FOR IMMEDIATE RELEASE                                          AT
FRIDAY, NOVEMBER 15, 1996                          (202) 616-2771
                                               TDD (202) 514-1888


     WASHINGTON, D.C. -- A northern Virginia man was charged 
today with participating in a criminal bid rigging scheme at
residential real estate auctions in northern Virginia, the
Department of Justice said.  He is the sixth person to be charged
in the Department's ongoing antitrust investigation into
foreclosure auction bid rigging in northern Virginia.

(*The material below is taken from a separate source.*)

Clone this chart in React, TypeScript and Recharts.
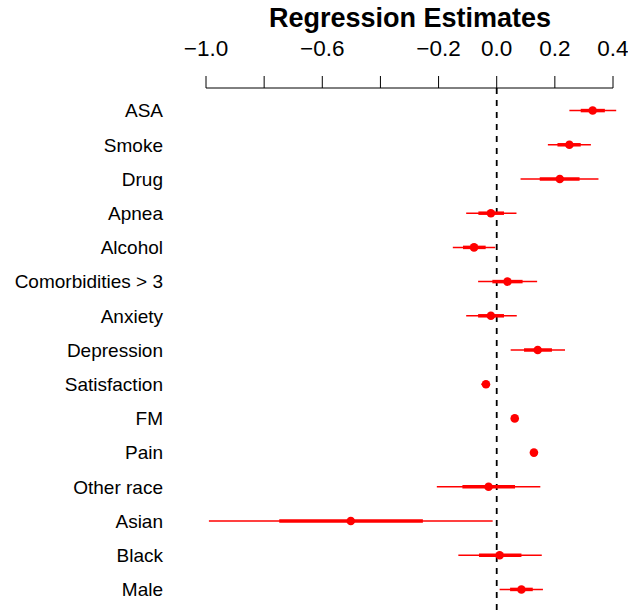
import {
  ErrorBar,
  ReferenceLine,
  Scatter,
  ScatterChart,
  XAxis,
  YAxis,
} from "recharts";

const variables = [
  "ASA",
  "Smoke",
  "Drug",
  "Apnea",
  "Alcohol",
  "Comorbidities > 3",
  "Anxiety",
  "Depression",
  "Satisfaction",
  "FM",
  "Pain",
  "Other race",
  "Asian",
  "Black",
  "Male",
];

const estimates = [0.33, 0.25, 0.217, -0.02, -0.078, 0.037, -0.02, 0.141, -0.037, 0.062, 0.128, -0.028, -0.502, 0.01, 0.085];

// +/- 1 SE (thick segment)
const innerLow = [0.289, 0.209, 0.148, -0.063, -0.116, -0.015, -0.064, 0.094, -0.045, 0.058, 0.124, -0.118, -0.748, -0.061, 0.046];
const innerHigh = [0.372, 0.289, 0.285, 0.025, -0.038, 0.089, 0.025, 0.19, -0.029, 0.066, 0.132, 0.063, -0.254, 0.085, 0.124];

// +/- 2 SE (thin segment)
const outerLow = [0.25, 0.176, 0.082, -0.105, -0.151, -0.064, -0.105, 0.048, -0.053, 0.055, 0.121, -0.206, -0.99, -0.132, 0.01];
const outerHigh = [0.411, 0.324, 0.35, 0.068, -0.005, 0.139, 0.069, 0.235, -0.023, 0.069, 0.135, 0.15, -0.014, 0.155, 0.159];

const xTicks = [-1, -0.8, -0.6, -0.4, -0.2, 0, 0.2, 0.4];
const labelledTicks = ["-1.0", "-0.6", "-0.2", "0.0", "0.2", "0.4"];

const rows = variables.map((name, i) => ({
  name,
  x: estimates[i],
  y: i,
  inner: [estimates[i] - innerLow[i], innerHigh[i] - estimates[i]],
  outer: [estimates[i] - outerLow[i], outerHigh[i] - estimates[i]],
}));

const font = "'Liberation Sans', Arial, sans-serif";

function formatX(v: number) {
  const s = v.toFixed(1);
  if (!labelledTicks.includes(s === "-0.0" ? "0.0" : s)) return "";
  return v < 0 ? "\u2212" + Math.abs(v).toFixed(1) : Math.abs(v).toFixed(1);
}

const Dot = (props: any) => (
  <circle cx={props.cx} cy={props.cy} r={4.3} fill="#ff0000" />
);

export default function App() {
  return (
    <div style={{ position: "absolute", left: 0, top: 0, width: 628, height: 612, fontFamily: font }}>
      <div
        style={{
          position: "absolute",
          left: 210,
          width: 400,
          top: 2,
          textAlign: "center",
          fontSize: 27,
          fontWeight: "bold",
          lineHeight: "32px",
        }}
      >
        Regression Estimates
      </div>
      <ScatterChart width={628} height={612} margin={{ top: 0, right: 15, bottom: 0, left: 0 }}>
        <XAxis
          type="number"
          dataKey="x"
          orientation="top"
          domain={[-1, 0.4]}
          allowDataOverflow
          ticks={xTicks}
          interval={0}
          tickFormatter={formatX}
          height={88}
          tickSize={12}
          tickMargin={20}
          stroke="#000"
          tick={{ fill: "#000", fontSize: 22.5, fontFamily: font }}
        />
        <YAxis
          type="number"
          dataKey="y"
          domain={[-0.66, 14.66]}
          reversed
          ticks={variables.map((_, i) => i)}
          interval={0}
          tickFormatter={(i: number) => variables[i] ?? ""}
          width={206}
          axisLine={false}
          tickLine={false}
          tickSize={0}
          tickMargin={43}
          tick={{ fill: "#000", fontSize: 19, fontFamily: font }}
        />
        <ReferenceLine x={0} stroke="#000" strokeWidth={1.8} strokeDasharray="6 6" />
        <Scatter data={rows} shape={Dot} isAnimationActive={false}>
          <ErrorBar dataKey="outer" direction="x" width={0} stroke="#ff0000" strokeWidth={1.5} isAnimationActive={false} />
          <ErrorBar dataKey="inner" direction="x" width={0} stroke="#ff0000" strokeWidth={3.5} isAnimationActive={false} />
        </Scatter>
      </ScatterChart>
    </div>
  );
}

     The Department's Antitrust Division charged that G. Frank
Stinnett, of Vienna, conspired with a group of real estate
speculators who agreed not to bid competitively against each
other at certain real estate foreclosure auctions in northern
Virginia.  Their agreement allowed them to buy real estate for
low, noncompetitive prices.

     Stinnett participated in the conspiracy from February 1987
until April 1993, the Department charged.  After the
conspirators' designated bidder bought a property at a public
auction, they would meet secretly to hold a second auction where
each conspirator bid the amount, or "premium," above the public
auction price he or she was willing to pay.  The conspirator who
bid the highest premium won the property.  That premium amount
was the group's illicit profit, and it was divided among the
conspirators in payoffs made later.

     The charge against Stinnett follows guilty pleas entered
into on the same charge last year by Alexander C. Giap of McLean,
Leo E. Gulley of Oakton, and Donald M. Kotowicz of Sterling. 
Giap, who also pleaded guilty to wire fraud and bank fraud
charges, is currently serving a five-year prison term.  Gulley
and Kotowicz served seven-month terms in prison and were released
in July.  As a result of the Department's previous antitrust
investigation of real estate auction bid rigging in Washington,
D.C., 12 individuals and one corporation were convicted.
     Joel I. Klein, Acting Assistant Attorney General in charge
of the Antitrust Division, said the northern Virginia
investigation, which is being conducted by the Division's
Litigation I Section with the assistance of the Federal Bureau of
Investigation and the Internal Revenue Service's Criminal
Investigation Division, is continuing.  Stinnett has pledged to
cooperate with investigators, Klein said.

     The maximum penalty for an individual convicted of a Sherman
Act violation committed after November 16, 1990, is three years
in jail and a fine of the greater of $350,000, twice the
pecuniary gain the individual derived from the crime, or twice
the pecuniary loss suffered by the victims of the crime.